# What you have to do
Omit any picture, and return the remaining data exactly as written.
↓↓↓
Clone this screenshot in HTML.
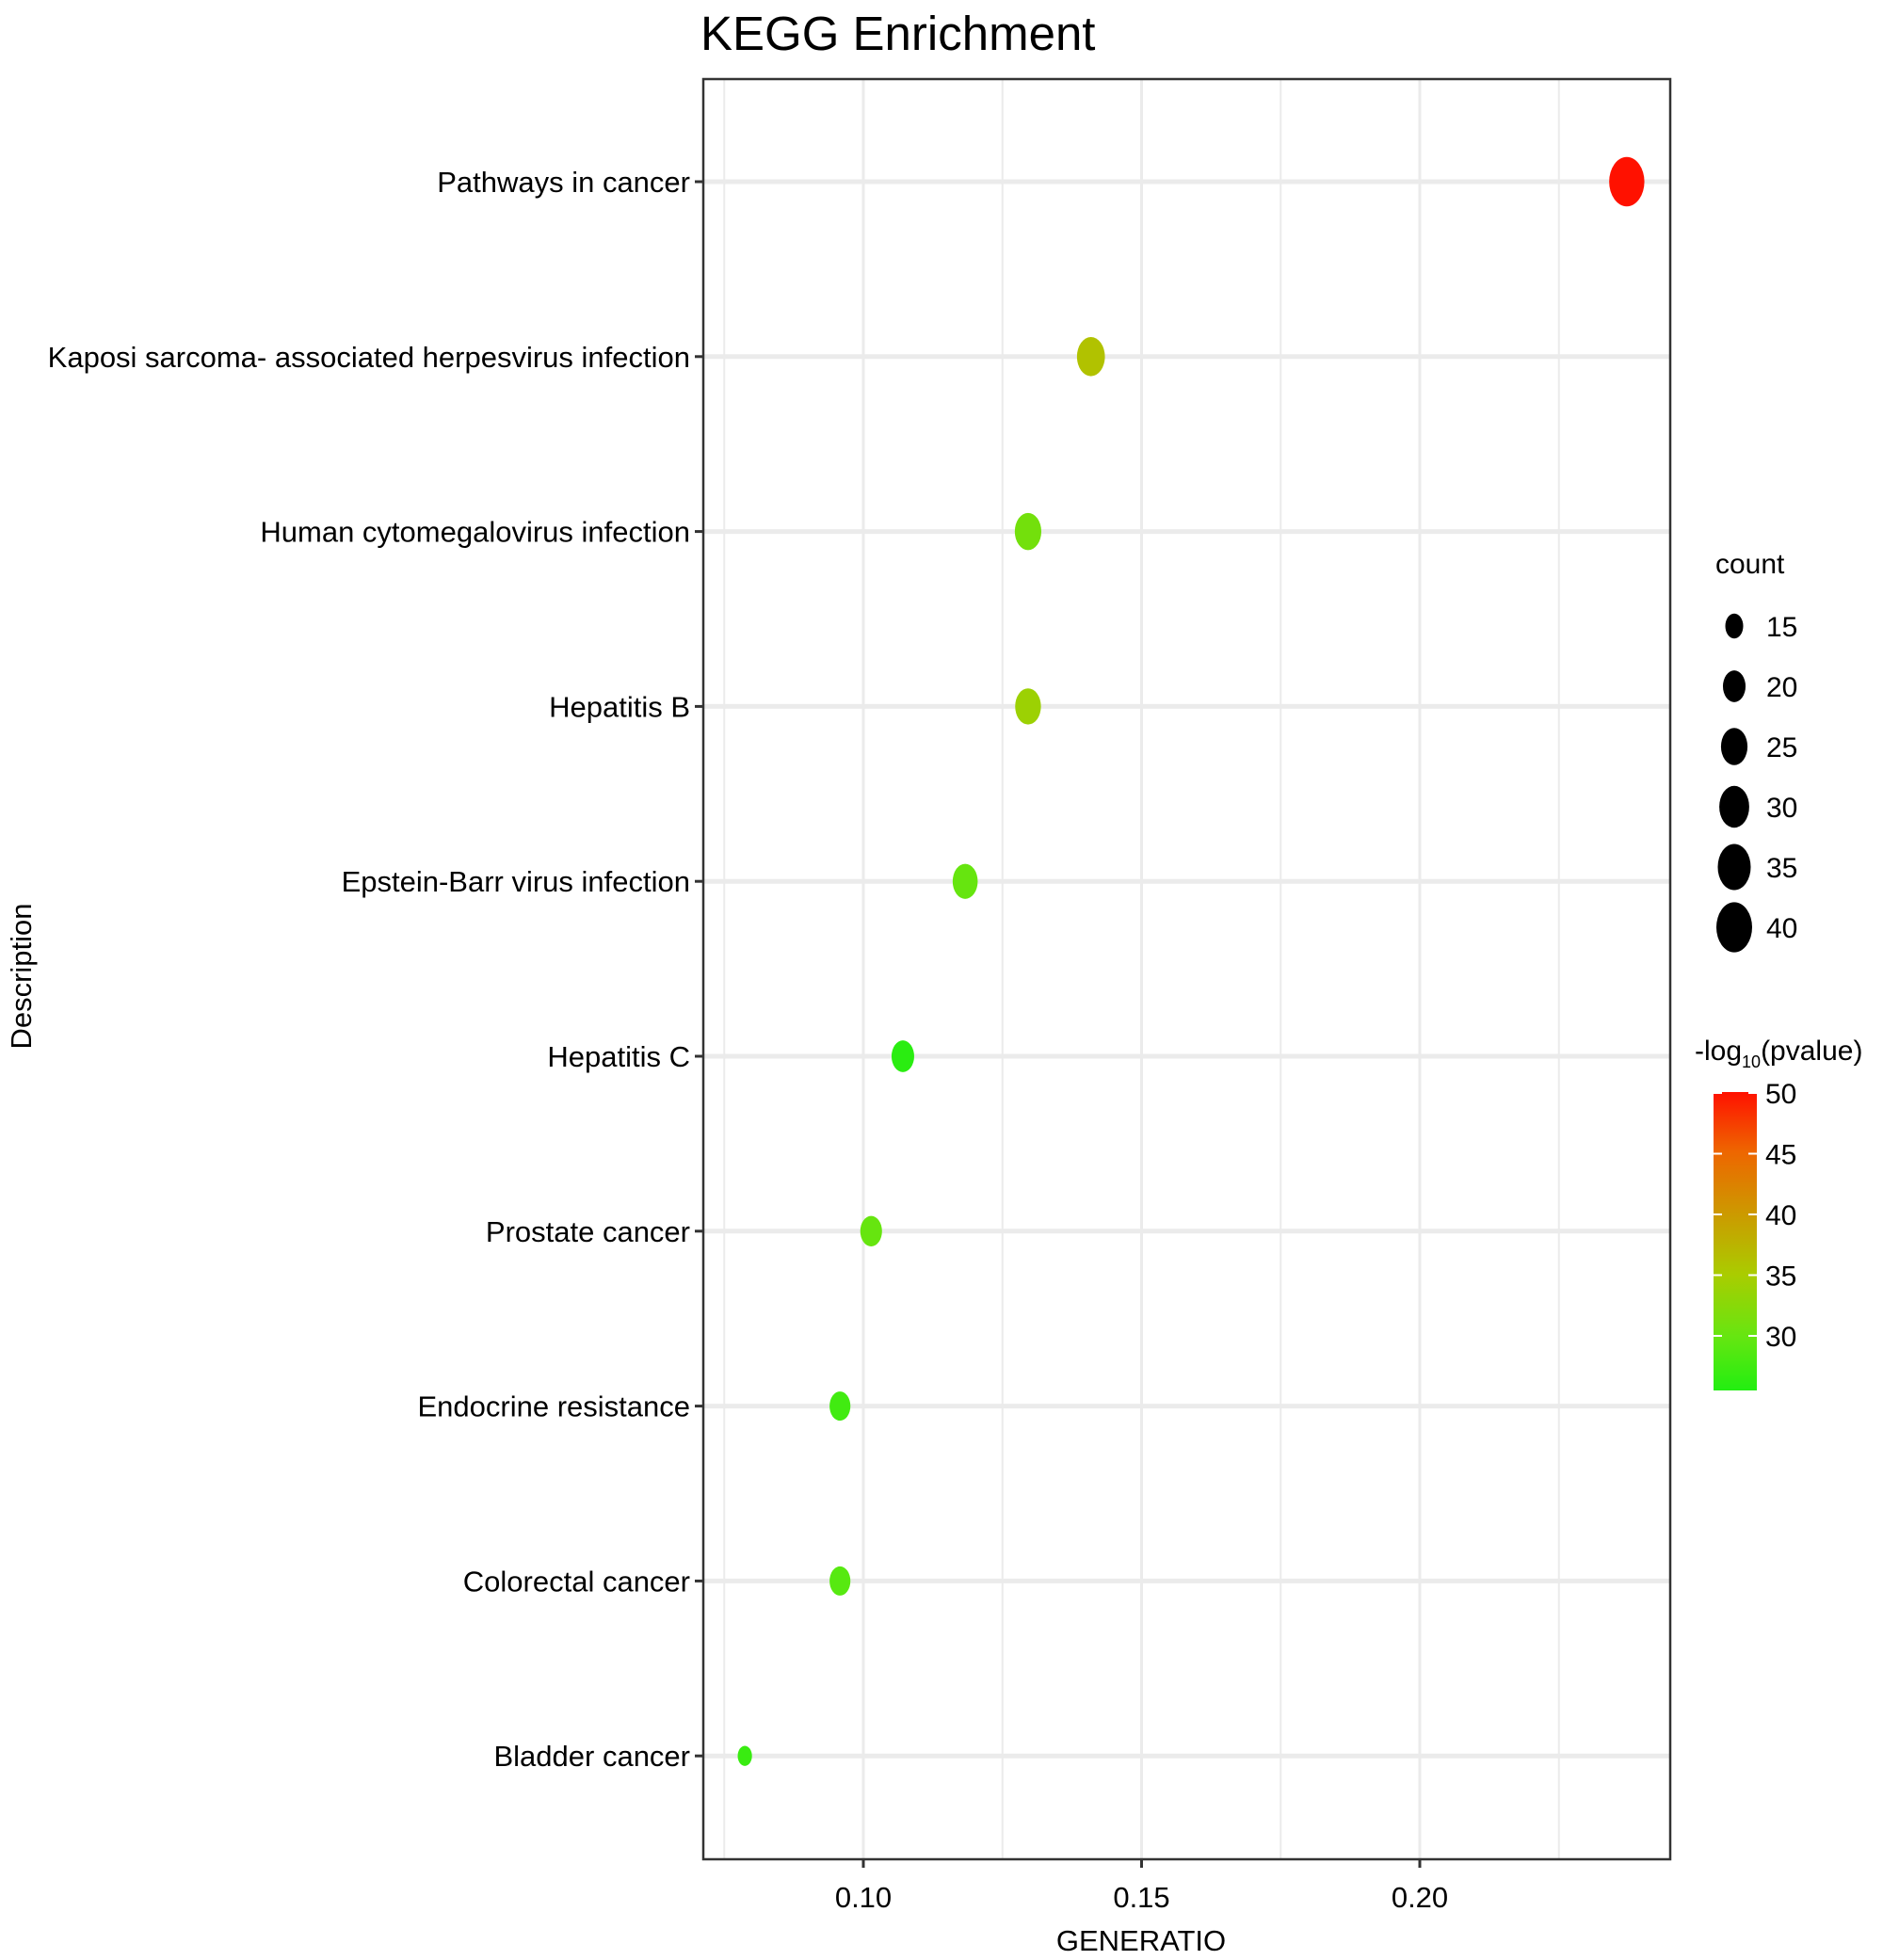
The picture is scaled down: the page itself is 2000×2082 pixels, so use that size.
<!DOCTYPE html>
<html><head><meta charset="utf-8"><style>
html,body{margin:0;padding:0;background:#fff}
svg{display:block;font-family:"Liberation Sans",Arial,sans-serif}
</style></head><body>
<svg id="chart" width="2000" height="2082" viewBox="0 0 2000 2082" xmlns="http://www.w3.org/2000/svg">
<defs>
<linearGradient id="cbar" x1="0" y1="1" x2="0" y2="0">
<stop offset="0" stop-color="#22ee11"/>
<stop offset="0.18" stop-color="#66e611"/>
<stop offset="0.39" stop-color="#aacc00"/>
<stop offset="0.59" stop-color="#cc9a00"/>
<stop offset="0.80" stop-color="#ee6600"/>
<stop offset="1" stop-color="#ff1100"/>
</linearGradient>
</defs>
<text x="744" y="53" font-size="51">KEGG Enrichment</text>
<g id="grid"></g>
<g id="points"></g>
<rect x="747" y="84" width="1027" height="1891" fill="none" stroke="#333" stroke-width="2.5"/>
<g id="yaxis"></g>
<g id="xaxis"></g>
<text x="1212" y="2072" font-size="31" text-anchor="middle">GENERATIO</text>
<text transform="translate(33,1037) rotate(-90)" font-size="31" text-anchor="middle">Description</text>
<g id="legend-size">
<text x="1822" y="609" font-size="30">count</text>
</g>
<g id="legend-color">
<text x="1800" y="1126" font-size="30">-log<tspan font-size="18" dy="8">10</tspan><tspan dy="-8">(pvalue)</tspan></text>
<rect x="1820" y="1160" width="46" height="317" fill="url(#cbar)"/>
</g>
</svg>
<script>
const categories = ["Pathways in cancer","Kaposi sarcoma- associated herpesvirus infection","Human cytomegalovirus infection","Hepatitis B","Epstein-Barr virus infection","Hepatitis C","Prostate cancer","Endocrine resistance","Colorectal cancer","Bladder cancer"];
const geneRatio = [0.2372,0.1409,0.1296,0.1296,0.1183,0.1071,0.1014,0.0958,0.0958,0.0787];
const counts = [39,27,25,24,23,20,19,18,18,12];
const pvals = [50,36,31,34,30,26,30,27.5,29,27];
const xTicks = [0.10,0.15,0.20];
const xTickLabels = ["0.10","0.15","0.20"];
const xMinor = [0.075,0.125,0.175,0.225];
const sizeLegend = [15,20,25,30,35,40];
const colorTicks = [30,35,40,45,50];

const NS="http://www.w3.org/2000/svg";
const X0=917, XPU=5910;
function xs(v){return X0+(v-0.10)*XPU;}
function ys(i){return 193+i*185.8;}
function wOf(c){return Math.sqrt(Math.max(60,361+(c-15)*43.3));}
const cStops=[[25.5,[34,238,17]],[29.5,[95,232,17]],[35,[170,204,0]],[40,[204,154,0]],[45,[238,102,0]],[50,[255,17,0]]];
function col(v){
  if(v<=cStops[0][0])return "rgb("+cStops[0][1]+")";
  for(let k=1;k<cStops.length;k++){
    if(v<=cStops[k][0]){const a=cStops[k-1],b=cStops[k];const t=(v-a[0])/(b[0]-a[0]);
      return "rgb("+a[1].map((c,j)=>Math.round(c+(b[1][j]-c)*t)).join(",")+")";}
  }
  return "rgb("+cStops[cStops.length-1][1]+")";
}
function mk(tag,attrs,parent){const e=document.createElementNS(NS,tag);for(const k in attrs)e.setAttribute(k,attrs[k]);parent.appendChild(e);return e;}
const grid=document.getElementById('grid');
xMinor.forEach(v=>{const x=xs(v);if(x<747||x>1774)return;
  const l=mk('line',{x1:x,x2:x,y1:84,y2:1975,stroke:'#ebebeb','stroke-width':2},grid);
  
  });
xTicks.forEach(v=>{const x=xs(v);
  const l=mk('line',{x1:x,x2:x,y1:84,y2:1975,stroke:'#ebebeb','stroke-width':3},grid);
  
  });
categories.forEach((c,i)=>{const y=ys(i);
  const l=mk('line',{x1:747,x2:1774,y1:y,y2:y,stroke:'#ebebeb','stroke-width':5},grid);
  
  });
const pts=document.getElementById('points');
categories.forEach((c,i)=>{const w=wOf(counts[i]);
  const e=mk('ellipse',{cx:xs(geneRatio[i]),cy:ys(i),rx:w/2,ry:w*1.4/2,fill:col(pvals[i])},pts);
  
  });
const ya=document.getElementById('yaxis');
categories.forEach((c,i)=>{const y=ys(i);
  const t=mk('line',{x1:738,x2:747,y1:y,y2:y,stroke:'#333','stroke-width':3},ya);
  
  
  const tx=mk('text',{x:733,y:y+11,'font-size':31,'text-anchor':'end'},ya);
  tx.textContent=c;
  
  });
const xa=document.getElementById('xaxis');
xTicks.forEach((v,i)=>{const x=xs(v);
  const t=mk('line',{x1:x,x2:x,y1:1975,y2:1984,stroke:'#333','stroke-width':3},xa);
  
  
  const tx=mk('text',{x:x,y:2026,'font-size':31,'text-anchor':'middle'},xa);
  tx.textContent=xTickLabels[i];
  
  });
const ls=document.getElementById('legend-size');
sizeLegend.forEach((c,i)=>{const y=665+i*64;const w=wOf(c);
  const e=mk('ellipse',{cx:1842,cy:y,rx:w/2,ry:w*1.4/2,fill:'#000'},ls);
  
  
  const t=mk('text',{x:1876,y:y+11,'font-size':30},ls);
  t.textContent=String(c);
  
  });
const lc=document.getElementById('legend-color');
colorTicks.forEach(v=>{const y=1161+(50-v)*12.9;
  const a=mk('line',{x1:1820,x2:1829,y1:y,y2:y,stroke:'#fff','stroke-width':2},lc);
  
  
  const b=mk('line',{x1:1857,x2:1866,y1:y,y2:y,stroke:'#fff','stroke-width':2},lc);
  
  
  const t=mk('text',{x:1875,y:y+11,'font-size':30},lc);
  t.textContent=String(v);
  
  });
</script>
</body></html>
↑↑↑
# Answer for this exercise
Clone this screenshot in HTML.
The picture is scaled down: the page itself is 2000×2082 pixels, so use that size.
<!DOCTYPE html>
<html><head><meta charset="utf-8"><style>
html,body{margin:0;padding:0;background:#fff}
svg{display:block;font-family:"Liberation Sans",Arial,sans-serif}
</style></head><body>
<svg id="chart" width="2000" height="2082" viewBox="0 0 2000 2082" xmlns="http://www.w3.org/2000/svg">
<defs>
<linearGradient id="cbar" x1="0" y1="1" x2="0" y2="0">
<stop offset="0" stop-color="#22ee11"/>
<stop offset="0.18" stop-color="#66e611"/>
<stop offset="0.39" stop-color="#aacc00"/>
<stop offset="0.59" stop-color="#cc9a00"/>
<stop offset="0.80" stop-color="#ee6600"/>
<stop offset="1" stop-color="#ff1100"/>
</linearGradient>
</defs>
<text x="744" y="53" font-size="51">KEGG Enrichment</text>
<g id="grid"></g>
<g id="points"></g>
<rect x="747" y="84" width="1027" height="1891" fill="none" stroke="#333" stroke-width="2.5"/>
<g id="yaxis"></g>
<g id="xaxis"></g>
<text x="1212" y="2072" font-size="31" text-anchor="middle">GENERATIO</text>
<text transform="translate(33,1037) rotate(-90)" font-size="31" text-anchor="middle">Description</text>
<g id="legend-size">
<text x="1822" y="609" font-size="30">count</text>
</g>
<g id="legend-color">
<text x="1800" y="1126" font-size="30">-log<tspan font-size="18" dy="8">10</tspan><tspan dy="-8">(pvalue)</tspan></text>
<rect x="1820" y="1160" width="46" height="317" fill="url(#cbar)"/>
</g>
</svg>
<script>
const categories = ["Pathways in cancer","Kaposi sarcoma- associated herpesvirus infection","Human cytomegalovirus infection","Hepatitis B","Epstein-Barr virus infection","Hepatitis C","Prostate cancer","Endocrine resistance","Colorectal cancer","Bladder cancer"];
const geneRatio = [0.2372,0.1409,0.1296,0.1296,0.1183,0.1071,0.1014,0.0958,0.0958,0.0787];
const counts = [39,27,25,24,23,20,19,18,18,12];
const pvals = [50,36,31,34,30,26,30,27.5,29,27];
const xTicks = [0.10,0.15,0.20];
const xTickLabels = ["0.10","0.15","0.20"];
const xMinor = [0.075,0.125,0.175,0.225];
const sizeLegend = [15,20,25,30,35,40];
const colorTicks = [30,35,40,45,50];

const NS="http://www.w3.org/2000/svg";
const X0=917, XPU=5910;
function xs(v){return X0+(v-0.10)*XPU;}
function ys(i){return 193+i*185.8;}
function wOf(c){return Math.sqrt(Math.max(60,361+(c-15)*43.3));}
const cStops=[[25.5,[34,238,17]],[29.5,[95,232,17]],[35,[170,204,0]],[40,[204,154,0]],[45,[238,102,0]],[50,[255,17,0]]];
function col(v){
  if(v<=cStops[0][0])return "rgb("+cStops[0][1]+")";
  for(let k=1;k<cStops.length;k++){
    if(v<=cStops[k][0]){const a=cStops[k-1],b=cStops[k];const t=(v-a[0])/(b[0]-a[0]);
      return "rgb("+a[1].map((c,j)=>Math.round(c+(b[1][j]-c)*t)).join(",")+")";}
  }
  return "rgb("+cStops[cStops.length-1][1]+")";
}
function mk(tag,attrs,parent){const e=document.createElementNS(NS,tag);for(const k in attrs)e.setAttribute(k,attrs[k]);parent.appendChild(e);return e;}
const grid=document.getElementById('grid');
xMinor.forEach(v=>{const x=xs(v);if(x<747||x>1774)return;
  const l=mk('line',{x1:x,x2:x,y1:84,y2:1975,stroke:'#ebebeb','stroke-width':2},grid);
  
  });
xTicks.forEach(v=>{const x=xs(v);
  const l=mk('line',{x1:x,x2:x,y1:84,y2:1975,stroke:'#ebebeb','stroke-width':3},grid);
  
  });
categories.forEach((c,i)=>{const y=ys(i);
  const l=mk('line',{x1:747,x2:1774,y1:y,y2:y,stroke:'#ebebeb','stroke-width':5},grid);
  
  });
const pts=document.getElementById('points');
categories.forEach((c,i)=>{const w=wOf(counts[i]);
  const e=mk('ellipse',{cx:xs(geneRatio[i]),cy:ys(i),rx:w/2,ry:w*1.4/2,fill:col(pvals[i])},pts);
  
  });
const ya=document.getElementById('yaxis');
categories.forEach((c,i)=>{const y=ys(i);
  const t=mk('line',{x1:738,x2:747,y1:y,y2:y,stroke:'#333','stroke-width':3},ya);
  
  
  const tx=mk('text',{x:733,y:y+11,'font-size':31,'text-anchor':'end'},ya);
  tx.textContent=c;
  
  });
const xa=document.getElementById('xaxis');
xTicks.forEach((v,i)=>{const x=xs(v);
  const t=mk('line',{x1:x,x2:x,y1:1975,y2:1984,stroke:'#333','stroke-width':3},xa);
  
  
  const tx=mk('text',{x:x,y:2026,'font-size':31,'text-anchor':'middle'},xa);
  tx.textContent=xTickLabels[i];
  
  });
const ls=document.getElementById('legend-size');
sizeLegend.forEach((c,i)=>{const y=665+i*64;const w=wOf(c);
  const e=mk('ellipse',{cx:1842,cy:y,rx:w/2,ry:w*1.4/2,fill:'#000'},ls);
  
  
  const t=mk('text',{x:1876,y:y+11,'font-size':30},ls);
  t.textContent=String(c);
  
  });
const lc=document.getElementById('legend-color');
colorTicks.forEach(v=>{const y=1161+(50-v)*12.9;
  const a=mk('line',{x1:1820,x2:1829,y1:y,y2:y,stroke:'#fff','stroke-width':2},lc);
  
  
  const b=mk('line',{x1:1857,x2:1866,y1:y,y2:y,stroke:'#fff','stroke-width':2},lc);
  
  
  const t=mk('text',{x:1875,y:y+11,'font-size':30},lc);
  t.textContent=String(v);
  
  });
</script>
</body></html>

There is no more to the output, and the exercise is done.